I hope to show that we can still use creative and surreal methods whilst helping and giving back to our communities. I used to battle between my love for aesthetically pleasing art and also the need to make my work address a real-life issue, so this project for me was a way to combine the two.
Using the Tom Fund award I was able to make a series of interactive escape objects with durable materials, and to a high quality.
Cam Harris
Difference and repetition, by Deleuze 1968, recognizes difference as a mode of exploring fixed identities/ categorical expressions that are otherwise produced through the representational nature of observation. Representation, of which, provides fixed-states or meanings that recognize a pre-delineation, or a prior experience as a representative truth. The problem with such modes of thinking, and learning, is we fail to recognize the shifting flows of state that happen in all things. States of which are constantly shifting and flowing in flux with its exterior.
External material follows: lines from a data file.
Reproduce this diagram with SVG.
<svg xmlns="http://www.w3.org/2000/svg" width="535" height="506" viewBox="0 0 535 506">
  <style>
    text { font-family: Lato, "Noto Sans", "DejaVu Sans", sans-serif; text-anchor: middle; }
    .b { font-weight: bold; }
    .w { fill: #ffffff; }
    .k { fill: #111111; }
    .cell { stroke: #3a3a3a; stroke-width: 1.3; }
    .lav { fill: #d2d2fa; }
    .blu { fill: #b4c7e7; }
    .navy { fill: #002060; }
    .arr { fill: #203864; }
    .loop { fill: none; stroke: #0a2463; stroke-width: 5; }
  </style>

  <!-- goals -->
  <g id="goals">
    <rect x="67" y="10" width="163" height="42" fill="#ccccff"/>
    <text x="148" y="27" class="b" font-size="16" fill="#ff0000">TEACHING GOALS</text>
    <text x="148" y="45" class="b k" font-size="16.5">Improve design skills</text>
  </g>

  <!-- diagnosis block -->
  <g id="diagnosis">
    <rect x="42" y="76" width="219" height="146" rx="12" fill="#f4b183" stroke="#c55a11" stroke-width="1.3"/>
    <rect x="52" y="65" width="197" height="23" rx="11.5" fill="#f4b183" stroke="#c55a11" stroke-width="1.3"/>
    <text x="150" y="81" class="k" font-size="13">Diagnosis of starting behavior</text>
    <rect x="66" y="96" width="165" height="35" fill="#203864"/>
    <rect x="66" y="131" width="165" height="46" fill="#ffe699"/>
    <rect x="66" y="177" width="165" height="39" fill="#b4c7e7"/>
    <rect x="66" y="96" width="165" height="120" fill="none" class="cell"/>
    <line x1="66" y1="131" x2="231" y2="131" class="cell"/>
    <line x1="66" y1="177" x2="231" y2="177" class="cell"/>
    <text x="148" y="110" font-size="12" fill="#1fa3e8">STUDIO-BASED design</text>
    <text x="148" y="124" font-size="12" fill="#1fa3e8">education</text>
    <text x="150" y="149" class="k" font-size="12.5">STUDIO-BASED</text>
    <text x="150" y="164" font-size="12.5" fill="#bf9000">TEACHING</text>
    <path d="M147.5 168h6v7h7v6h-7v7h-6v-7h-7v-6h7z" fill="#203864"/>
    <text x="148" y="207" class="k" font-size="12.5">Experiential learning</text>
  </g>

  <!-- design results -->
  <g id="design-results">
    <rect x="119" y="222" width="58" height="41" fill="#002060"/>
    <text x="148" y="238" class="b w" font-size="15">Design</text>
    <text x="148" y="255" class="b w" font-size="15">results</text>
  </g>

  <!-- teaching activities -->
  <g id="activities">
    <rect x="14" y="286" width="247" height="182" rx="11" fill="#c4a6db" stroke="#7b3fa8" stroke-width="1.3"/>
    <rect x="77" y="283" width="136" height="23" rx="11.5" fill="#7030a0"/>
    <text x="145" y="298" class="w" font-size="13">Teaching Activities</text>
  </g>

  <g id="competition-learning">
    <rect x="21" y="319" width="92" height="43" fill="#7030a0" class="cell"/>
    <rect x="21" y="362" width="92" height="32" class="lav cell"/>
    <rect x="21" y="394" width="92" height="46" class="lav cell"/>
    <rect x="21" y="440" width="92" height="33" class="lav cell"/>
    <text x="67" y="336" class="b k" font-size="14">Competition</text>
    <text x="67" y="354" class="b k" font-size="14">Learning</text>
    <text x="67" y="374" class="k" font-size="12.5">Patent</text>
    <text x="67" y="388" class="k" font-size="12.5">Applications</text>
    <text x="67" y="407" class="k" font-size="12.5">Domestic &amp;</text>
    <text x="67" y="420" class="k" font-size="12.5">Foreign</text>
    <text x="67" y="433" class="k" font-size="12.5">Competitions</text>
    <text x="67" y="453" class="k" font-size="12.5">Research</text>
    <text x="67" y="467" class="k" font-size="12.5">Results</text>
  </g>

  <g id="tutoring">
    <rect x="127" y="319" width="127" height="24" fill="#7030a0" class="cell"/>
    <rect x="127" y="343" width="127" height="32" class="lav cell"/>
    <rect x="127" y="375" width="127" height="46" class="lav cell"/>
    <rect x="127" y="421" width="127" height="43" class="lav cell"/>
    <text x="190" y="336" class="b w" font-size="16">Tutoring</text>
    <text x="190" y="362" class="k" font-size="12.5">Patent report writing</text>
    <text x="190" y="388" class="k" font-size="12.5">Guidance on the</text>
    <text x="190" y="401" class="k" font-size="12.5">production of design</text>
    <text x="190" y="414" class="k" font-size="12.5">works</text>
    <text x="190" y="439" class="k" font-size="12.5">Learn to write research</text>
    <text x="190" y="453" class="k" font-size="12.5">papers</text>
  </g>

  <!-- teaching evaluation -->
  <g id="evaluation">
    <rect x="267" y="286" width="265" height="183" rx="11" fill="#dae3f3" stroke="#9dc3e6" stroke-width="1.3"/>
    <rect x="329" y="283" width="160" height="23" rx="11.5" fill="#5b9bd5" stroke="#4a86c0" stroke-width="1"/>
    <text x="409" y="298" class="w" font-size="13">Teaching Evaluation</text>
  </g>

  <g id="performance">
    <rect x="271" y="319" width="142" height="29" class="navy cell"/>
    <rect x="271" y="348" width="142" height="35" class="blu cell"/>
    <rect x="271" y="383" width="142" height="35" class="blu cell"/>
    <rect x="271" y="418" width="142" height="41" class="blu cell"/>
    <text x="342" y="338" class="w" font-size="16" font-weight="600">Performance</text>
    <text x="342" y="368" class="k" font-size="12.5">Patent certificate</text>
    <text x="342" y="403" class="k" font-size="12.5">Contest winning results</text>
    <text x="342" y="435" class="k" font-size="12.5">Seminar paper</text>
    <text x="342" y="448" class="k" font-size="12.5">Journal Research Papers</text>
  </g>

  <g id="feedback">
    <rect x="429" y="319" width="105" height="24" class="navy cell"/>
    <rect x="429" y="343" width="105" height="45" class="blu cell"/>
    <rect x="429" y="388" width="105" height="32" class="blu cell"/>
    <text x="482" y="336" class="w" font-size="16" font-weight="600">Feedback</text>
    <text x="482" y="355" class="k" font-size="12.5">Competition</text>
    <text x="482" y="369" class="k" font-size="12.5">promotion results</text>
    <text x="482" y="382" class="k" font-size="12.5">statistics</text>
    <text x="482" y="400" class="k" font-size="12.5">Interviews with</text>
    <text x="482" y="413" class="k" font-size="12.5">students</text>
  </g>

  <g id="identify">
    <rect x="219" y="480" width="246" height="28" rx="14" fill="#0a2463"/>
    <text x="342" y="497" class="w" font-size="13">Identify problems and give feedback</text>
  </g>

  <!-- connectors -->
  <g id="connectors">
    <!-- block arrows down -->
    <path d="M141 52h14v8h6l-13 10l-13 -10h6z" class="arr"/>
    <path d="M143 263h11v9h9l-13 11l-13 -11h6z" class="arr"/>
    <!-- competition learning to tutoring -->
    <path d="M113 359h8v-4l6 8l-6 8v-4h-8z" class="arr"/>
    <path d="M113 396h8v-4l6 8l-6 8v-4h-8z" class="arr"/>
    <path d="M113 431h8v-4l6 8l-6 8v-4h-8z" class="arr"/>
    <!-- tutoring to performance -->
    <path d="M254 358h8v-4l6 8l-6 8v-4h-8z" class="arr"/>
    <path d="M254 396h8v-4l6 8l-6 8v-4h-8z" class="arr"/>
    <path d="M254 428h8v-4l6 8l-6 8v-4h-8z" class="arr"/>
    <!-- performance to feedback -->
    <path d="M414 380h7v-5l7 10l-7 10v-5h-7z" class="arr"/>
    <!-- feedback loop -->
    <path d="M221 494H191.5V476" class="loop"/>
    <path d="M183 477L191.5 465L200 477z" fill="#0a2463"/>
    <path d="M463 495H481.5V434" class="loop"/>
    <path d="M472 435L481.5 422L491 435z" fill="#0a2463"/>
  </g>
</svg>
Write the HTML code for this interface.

I explore this flux through real time pH fluctuations within two self-contained ecosystems that I recognise as ‘Black Box’ mediators. Sourced from two sites which I explore through their unknowable natures, embracing possibility through contingency, and as a point of contact: a site of confluence. Through this, the observer may start to decipher and tap into a method of perception that engages with ‘real-time’ observation, allowing one to view, and understand each site in correspondence with each ecosystem through its own induced material agency.
The Tom Fund provided this project with equipment necessary to explore avenues of research including bullet-time camera arrays, sampling equipment, fabrication costs and a Tascam for site-specific audio research.
Maya Tastet
This project is about toilets. Particularly the lack of toilets available for women in urban spaces. Currently, there is a significant disparity between the number of urinals for able-bodied men and the long queues for female toilets.
To tackle these problems, I am developing pee-friendly architectural garments for women. These wearables serve a dual purpose by functioning as both clothing and urban structures that facilitate navigating and urinating in the city.
The Tom Fund allowed me to experiment with different textiles and materials to create prototypes of garments. I played with inflatables, built small tent poles to create a skirt that would pop up into a toilet cubicle. I experienced a lot with ready-made clothing to slightly change their function into pee-friendly attires.
The collection consists of seven solutions, including practical designs and protest pieces intended to raise awareness.
All garments share a common feature: the color orange, symbolizing emergency and aims to draw attention. These shameless pieces challenge societal taboos around bodily functions and encourage greater care and consideration in the design of city infrastructure, specifically toilets.